Exercise> Without the pictures, set down every line of the data exactly.

Supplied material>
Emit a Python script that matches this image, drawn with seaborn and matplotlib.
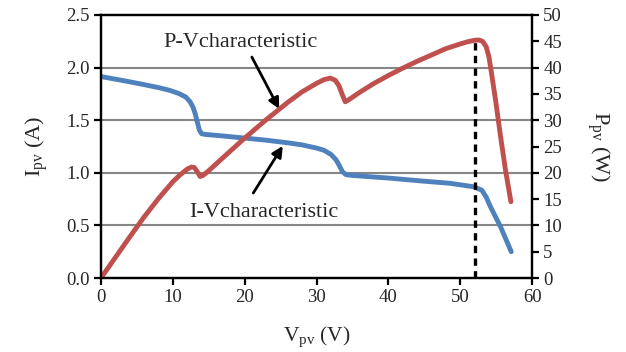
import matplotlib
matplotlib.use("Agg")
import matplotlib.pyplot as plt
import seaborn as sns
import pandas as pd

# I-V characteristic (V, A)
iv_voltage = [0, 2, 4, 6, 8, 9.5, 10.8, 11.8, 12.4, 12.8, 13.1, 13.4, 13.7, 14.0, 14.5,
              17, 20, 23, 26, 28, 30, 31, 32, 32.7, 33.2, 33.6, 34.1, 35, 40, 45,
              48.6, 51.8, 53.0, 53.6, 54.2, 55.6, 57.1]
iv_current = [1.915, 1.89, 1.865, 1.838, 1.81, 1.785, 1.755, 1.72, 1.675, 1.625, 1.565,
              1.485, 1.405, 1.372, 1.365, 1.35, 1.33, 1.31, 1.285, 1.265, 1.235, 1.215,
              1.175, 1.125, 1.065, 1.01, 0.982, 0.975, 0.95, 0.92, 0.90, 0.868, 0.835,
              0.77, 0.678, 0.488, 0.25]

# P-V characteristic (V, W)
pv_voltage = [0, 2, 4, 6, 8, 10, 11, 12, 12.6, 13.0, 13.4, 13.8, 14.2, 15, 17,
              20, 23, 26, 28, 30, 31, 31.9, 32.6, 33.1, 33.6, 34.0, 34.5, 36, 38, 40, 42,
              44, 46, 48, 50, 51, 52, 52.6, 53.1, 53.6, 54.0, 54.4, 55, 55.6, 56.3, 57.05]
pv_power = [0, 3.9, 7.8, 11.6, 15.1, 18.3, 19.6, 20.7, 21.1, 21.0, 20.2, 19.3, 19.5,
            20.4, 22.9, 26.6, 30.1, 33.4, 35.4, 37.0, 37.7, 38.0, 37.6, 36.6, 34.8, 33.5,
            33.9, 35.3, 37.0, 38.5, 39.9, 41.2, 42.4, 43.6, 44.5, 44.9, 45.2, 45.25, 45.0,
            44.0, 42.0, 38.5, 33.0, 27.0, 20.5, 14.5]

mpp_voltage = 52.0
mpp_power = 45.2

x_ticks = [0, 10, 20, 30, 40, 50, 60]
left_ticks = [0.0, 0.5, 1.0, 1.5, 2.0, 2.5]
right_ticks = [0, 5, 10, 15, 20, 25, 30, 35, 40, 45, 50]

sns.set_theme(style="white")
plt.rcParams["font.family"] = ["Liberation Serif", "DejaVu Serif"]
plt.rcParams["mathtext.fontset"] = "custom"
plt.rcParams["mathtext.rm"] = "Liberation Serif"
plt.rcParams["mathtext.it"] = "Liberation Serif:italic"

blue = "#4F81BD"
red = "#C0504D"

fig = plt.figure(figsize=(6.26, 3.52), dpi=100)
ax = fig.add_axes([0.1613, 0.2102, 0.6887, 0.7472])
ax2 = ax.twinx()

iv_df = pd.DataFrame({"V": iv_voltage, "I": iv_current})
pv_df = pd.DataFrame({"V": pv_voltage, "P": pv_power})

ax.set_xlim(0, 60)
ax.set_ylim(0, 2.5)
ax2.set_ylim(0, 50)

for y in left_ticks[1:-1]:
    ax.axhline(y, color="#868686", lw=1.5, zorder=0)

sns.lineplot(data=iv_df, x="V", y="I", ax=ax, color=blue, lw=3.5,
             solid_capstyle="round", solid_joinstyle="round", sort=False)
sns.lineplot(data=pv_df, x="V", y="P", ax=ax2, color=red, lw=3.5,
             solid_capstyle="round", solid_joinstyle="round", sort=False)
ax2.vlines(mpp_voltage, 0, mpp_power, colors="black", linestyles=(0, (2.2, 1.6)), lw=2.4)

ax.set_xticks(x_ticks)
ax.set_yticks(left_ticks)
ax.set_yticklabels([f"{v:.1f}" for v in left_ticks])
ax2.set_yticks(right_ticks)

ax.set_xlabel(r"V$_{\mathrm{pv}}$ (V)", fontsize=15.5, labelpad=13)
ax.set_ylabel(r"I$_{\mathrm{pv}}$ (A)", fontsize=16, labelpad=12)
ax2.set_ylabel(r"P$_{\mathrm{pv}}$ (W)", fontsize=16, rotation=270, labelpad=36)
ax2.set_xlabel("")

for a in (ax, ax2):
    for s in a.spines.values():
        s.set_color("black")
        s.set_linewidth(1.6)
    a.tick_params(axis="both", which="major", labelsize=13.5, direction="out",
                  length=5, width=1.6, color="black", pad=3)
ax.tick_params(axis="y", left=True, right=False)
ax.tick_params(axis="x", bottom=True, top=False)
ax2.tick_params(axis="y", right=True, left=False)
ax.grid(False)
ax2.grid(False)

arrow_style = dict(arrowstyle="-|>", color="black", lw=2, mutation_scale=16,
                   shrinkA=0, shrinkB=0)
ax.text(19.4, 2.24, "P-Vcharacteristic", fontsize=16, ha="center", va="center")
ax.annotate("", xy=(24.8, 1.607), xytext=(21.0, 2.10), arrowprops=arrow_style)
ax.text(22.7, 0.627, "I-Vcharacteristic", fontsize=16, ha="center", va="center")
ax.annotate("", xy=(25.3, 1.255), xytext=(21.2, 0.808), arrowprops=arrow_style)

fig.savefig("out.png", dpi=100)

Full response>
Emit a Python script that matches this image, drawn with seaborn and matplotlib.
import matplotlib
matplotlib.use("Agg")
import matplotlib.pyplot as plt
import seaborn as sns
import pandas as pd

# I-V characteristic (V, A)
iv_voltage = [0, 2, 4, 6, 8, 9.5, 10.8, 11.8, 12.4, 12.8, 13.1, 13.4, 13.7, 14.0, 14.5,
              17, 20, 23, 26, 28, 30, 31, 32, 32.7, 33.2, 33.6, 34.1, 35, 40, 45,
              48.6, 51.8, 53.0, 53.6, 54.2, 55.6, 57.1]
iv_current = [1.915, 1.89, 1.865, 1.838, 1.81, 1.785, 1.755, 1.72, 1.675, 1.625, 1.565,
              1.485, 1.405, 1.372, 1.365, 1.35, 1.33, 1.31, 1.285, 1.265, 1.235, 1.215,
              1.175, 1.125, 1.065, 1.01, 0.982, 0.975, 0.95, 0.92, 0.90, 0.868, 0.835,
              0.77, 0.678, 0.488, 0.25]

# P-V characteristic (V, W)
pv_voltage = [0, 2, 4, 6, 8, 10, 11, 12, 12.6, 13.0, 13.4, 13.8, 14.2, 15, 17,
              20, 23, 26, 28, 30, 31, 31.9, 32.6, 33.1, 33.6, 34.0, 34.5, 36, 38, 40, 42,
              44, 46, 48, 50, 51, 52, 52.6, 53.1, 53.6, 54.0, 54.4, 55, 55.6, 56.3, 57.05]
pv_power = [0, 3.9, 7.8, 11.6, 15.1, 18.3, 19.6, 20.7, 21.1, 21.0, 20.2, 19.3, 19.5,
            20.4, 22.9, 26.6, 30.1, 33.4, 35.4, 37.0, 37.7, 38.0, 37.6, 36.6, 34.8, 33.5,
            33.9, 35.3, 37.0, 38.5, 39.9, 41.2, 42.4, 43.6, 44.5, 44.9, 45.2, 45.25, 45.0,
            44.0, 42.0, 38.5, 33.0, 27.0, 20.5, 14.5]

mpp_voltage = 52.0
mpp_power = 45.2

x_ticks = [0, 10, 20, 30, 40, 50, 60]
left_ticks = [0.0, 0.5, 1.0, 1.5, 2.0, 2.5]
right_ticks = [0, 5, 10, 15, 20, 25, 30, 35, 40, 45, 50]

sns.set_theme(style="white")
plt.rcParams["font.family"] = ["Liberation Serif", "DejaVu Serif"]
plt.rcParams["mathtext.fontset"] = "custom"
plt.rcParams["mathtext.rm"] = "Liberation Serif"
plt.rcParams["mathtext.it"] = "Liberation Serif:italic"

blue = "#4F81BD"
red = "#C0504D"

fig = plt.figure(figsize=(6.26, 3.52), dpi=100)
ax = fig.add_axes([0.1613, 0.2102, 0.6887, 0.7472])
ax2 = ax.twinx()

iv_df = pd.DataFrame({"V": iv_voltage, "I": iv_current})
pv_df = pd.DataFrame({"V": pv_voltage, "P": pv_power})

ax.set_xlim(0, 60)
ax.set_ylim(0, 2.5)
ax2.set_ylim(0, 50)

for y in left_ticks[1:-1]:
    ax.axhline(y, color="#868686", lw=1.5, zorder=0)

sns.lineplot(data=iv_df, x="V", y="I", ax=ax, color=blue, lw=3.5,
             solid_capstyle="round", solid_joinstyle="round", sort=False)
sns.lineplot(data=pv_df, x="V", y="P", ax=ax2, color=red, lw=3.5,
             solid_capstyle="round", solid_joinstyle="round", sort=False)
ax2.vlines(mpp_voltage, 0, mpp_power, colors="black", linestyles=(0, (2.2, 1.6)), lw=2.4)

ax.set_xticks(x_ticks)
ax.set_yticks(left_ticks)
ax.set_yticklabels([f"{v:.1f}" for v in left_ticks])
ax2.set_yticks(right_ticks)

ax.set_xlabel(r"V$_{\mathrm{pv}}$ (V)", fontsize=15.5, labelpad=13)
ax.set_ylabel(r"I$_{\mathrm{pv}}$ (A)", fontsize=16, labelpad=12)
ax2.set_ylabel(r"P$_{\mathrm{pv}}$ (W)", fontsize=16, rotation=270, labelpad=36)
ax2.set_xlabel("")

for a in (ax, ax2):
    for s in a.spines.values():
        s.set_color("black")
        s.set_linewidth(1.6)
    a.tick_params(axis="both", which="major", labelsize=13.5, direction="out",
                  length=5, width=1.6, color="black", pad=3)
ax.tick_params(axis="y", left=True, right=False)
ax.tick_params(axis="x", bottom=True, top=False)
ax2.tick_params(axis="y", right=True, left=False)
ax.grid(False)
ax2.grid(False)

arrow_style = dict(arrowstyle="-|>", color="black", lw=2, mutation_scale=16,
                   shrinkA=0, shrinkB=0)
ax.text(19.4, 2.24, "P-Vcharacteristic", fontsize=16, ha="center", va="center")
ax.annotate("", xy=(24.8, 1.607), xytext=(21.0, 2.10), arrowprops=arrow_style)
ax.text(22.7, 0.627, "I-Vcharacteristic", fontsize=16, ha="center", va="center")
ax.annotate("", xy=(25.3, 1.255), xytext=(21.2, 0.808), arrowprops=arrow_style)

fig.savefig("out.png", dpi=100)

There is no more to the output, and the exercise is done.